I am happy to report my affliction has retreated.

Let the summer begin!

Tuesday, June 12, 2012

Memories Of A Lifetime

The best, best moments in Europe were often the most simple.

I loved watching my sister Trisha fulfill her fantasy of shopping at Liberty of London:





I loved the exquisiteness of high tea at the Orangery outside Kensington Palace.  What an amazing experience!







And my favorite?  My very best memory?  The best memory out of EVERYTHING?

Sitting on church steps, eating tarts from a deli, laughing together and enjoying the love between four sisters and our mother:




Memories of a lifetime.

Monday, June 11, 2012

Today I laughed. Today I cried.

The school year is almost over.  We have lots of papers coming and going--kids cleaning out desks and kids taking in thank you notes for teachers. 

Today I laughed and cried. 

I laughed reading Patrick's note to his teacher:

Dear Ms. M.
Hi!  It's Patrick here to right a letter.  I'm doing this on my free time so I'm anxious to get it over with.  But this is a thank you note so let me get this done.  I had a fun time in science, and it was my favorite content rotation.  I liked the "are you smarter then a 6th grader?" the most.  Bless the gods that I got you as my teacher and I hope you have a great summer. 
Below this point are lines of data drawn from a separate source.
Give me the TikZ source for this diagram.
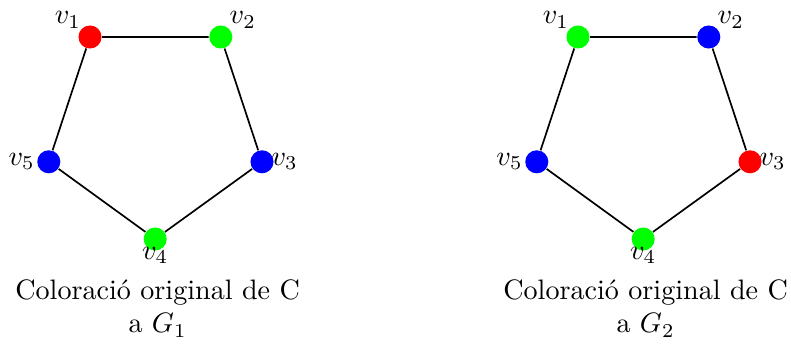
\documentclass[tikz,border=0pt]{standalone}
\usepackage{amsmath}
\usepackage{amssymb}

\tikzset{
  vertex/.style={circle, inner sep=0pt, minimum size=8.2pt},
  every label/.style={inner sep=0.5pt},
}

\begin{document}
\begin{tikzpicture}[label distance=-0.8pt]
  \useasboundingbox (0,0) rectangle (9.8875,4.3625);
  \foreach \dx/\ca/\cb/\cc/\cd/\ce/\g in {0/red/green/blue/green/blue/1, 6.1/green/blue/red/green/blue/2} {
    \begin{scope}[xshift=\dx cm]
      \node[vertex, fill=\ca, label=above left:$v_1$] (v1-\g) at (1.125,3.9) {};
      \node[vertex, fill=\cb, label=above right:$v_2$] (v2-\g) at (2.76,3.9) {};
      \node[vertex, fill=\cc, label={[label distance=-1.6pt]right:$v_3$}] (v3-\g) at (3.275,2.34) {};
      \node[vertex, fill=\cd, label={[label distance=-2pt]below:$v_4$}] (v4-\g) at (1.94,1.375) {};
      \node[vertex, fill=\ce, label={[label distance=0pt]left:$v_5$}] (v5-\g) at (0.61,2.34) {};
      \draw[line width=0.6pt] (v1-\g) -- (v2-\g) -- (v3-\g) -- (v4-\g) -- (v5-\g) -- (v1-\g);
      \node[align=center] (cap-\g) at (1.97,0.51) {Coloració original de C\\ a $G_\g$};
    \end{scope}
  }
\end{tikzpicture}
\end{document}
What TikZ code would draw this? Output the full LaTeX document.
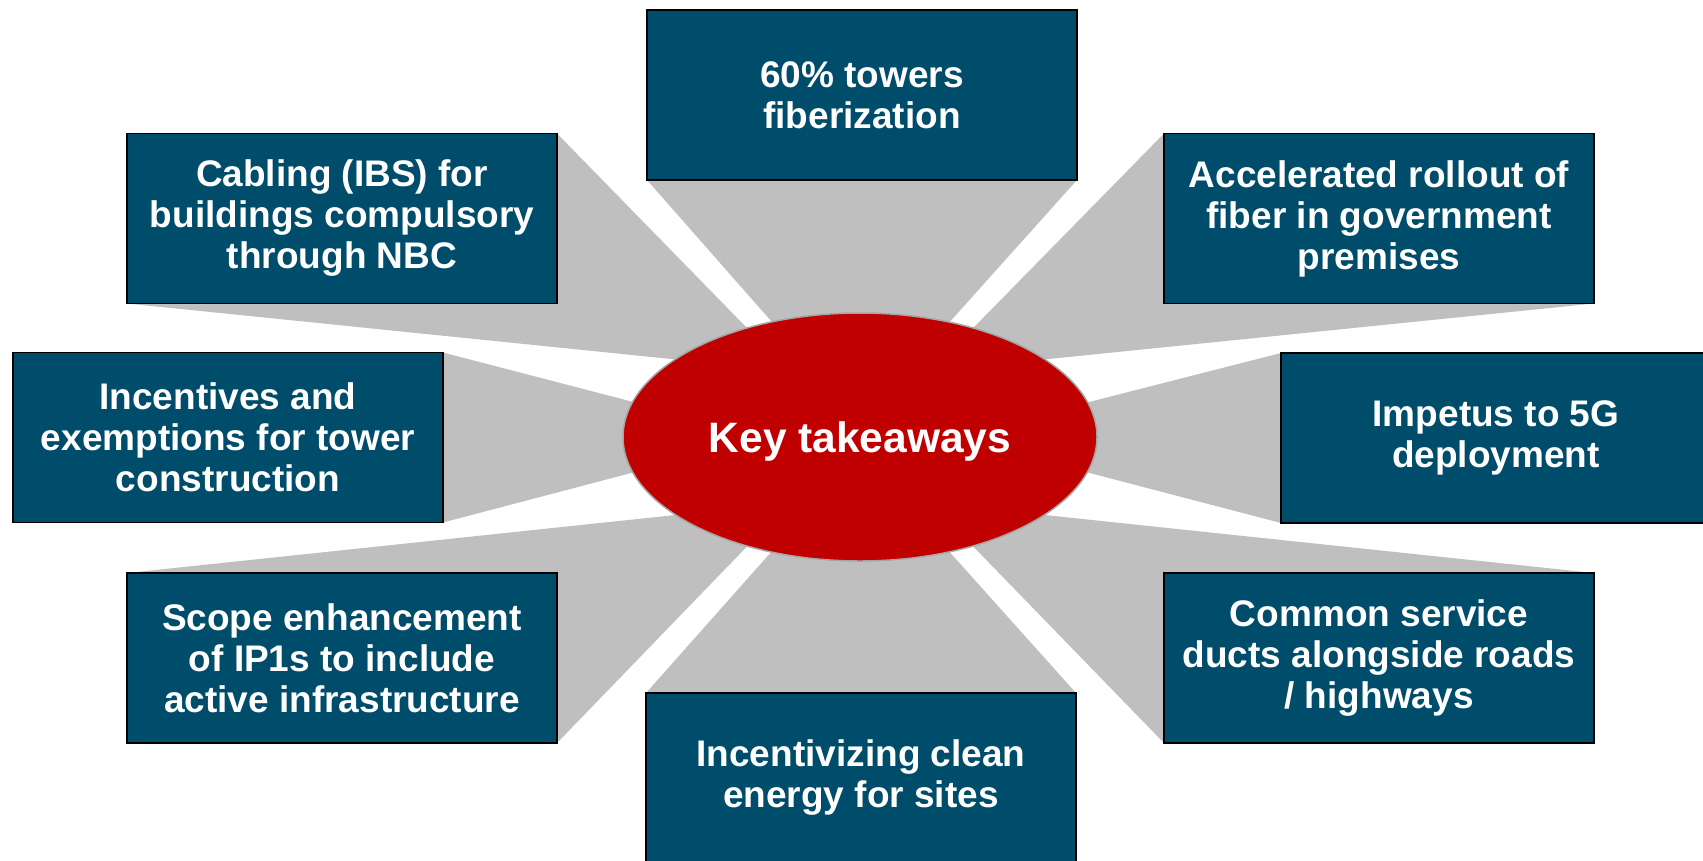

Can't you just feel the love?  Especially at the beginning of the note?   

And then I was going through Lan Lan's school papers and found the following:

Joe is heaven,
I like you.  You nice Joe.  You my brother.  I sad you cancer.  I'm you sister.  It is Lan Lan.  Joe you is heaven.  It is fun stay.  Mom miss you.  Mom sad and sad. 

Our sweet Joe--never far from our hearts--even the siblings he never had the chance to meet.  And it breaks my heart that one of the first English words my kids learn is "cancer." 



Today I laughed.  Today I cried. 

Saturday, June 9, 2012

Saturday Chef

Patrick is following in his father's footsteps.  He loves to cook.

Saturday mornings he often volunteers to make pancakes or waffles.



The waffle recipe comes from our timeless cookbook received as a wedding gift: Better Homes and Gardens New Cook Book.



Everyday Waffles
1 3/4 C. flour
3 teas. baking powder
1/2 teas. salt
2 eggs
1 3/4 C. milk
1/2 C. oil

Mix dry ingredients, then add wet ingredients.  You are supposed to beat the egg whites but we don't.  Stir together.  Double, triple, or quadruple recipe as needed.  Leftover waffles can be kept in the fridge or freezer and reheated in the toaster. 

Yum!


And yes, peanut butter is an essential topping for waffles.  My grandmother was the amazing inventor!

You know, having all these kids around comes in handy sometimes!

Thursday, June 7, 2012

The Mondo Adventure - OR - How To Talk A Teen Into A Family Roadtrip

So, now you know my teenage son's reaction to my great roadtrip idea.



From his viewpoint, the idea of spending 3 weeks in the car with 7 people, including 5 siblings (some more annoying than others-depending on the day), and driving 6,000 miles through 16 states was . . .

let's just say . . .

NOT his idea of summer fun!



Paul is my quiet kid, the one who often hangs back, the one who doesn't laugh at my jokes--the one who often wonders how in God's creation he ended up in THIS crazy family!!!

And on top of it, I am quite sure he thought the drive would include listening to Wee Sing Folk Songs for 6,000 miles.  And he might be right.

But now?

Oh, now, my teenage son is totally on-board with the whole idea!

He is actually excited about it! 

Why?

Did I promise him a hundred bucks?

No. 

A hundred milkshakes?

No.  Altho that would have been easier.

I promised him a hundred skateparks all across the US.

(Okay, so maybe not a hundred, but hopefully a BUNCH!)

As we drive across the US we are going to try to find as many skateparks as we can so he can do a little bit of this:



And a whole lot of that:



And I'm going to take pictures so we can make a MONDO photo collage when we get home!

MONDO!

Don't you just love that word? Mondo!  It's so, like, 90's! Fur shure!!!

It seems like skateboard/scooter talk to me, so I have named our summer trek:

 THE MONDO ADVENTURE!!! 

And I think I'm a pretty Mondo-smart mom for thinking up that coercion tactic  great idea!

Any suggestions for Mondo skate/scooter parks in the US???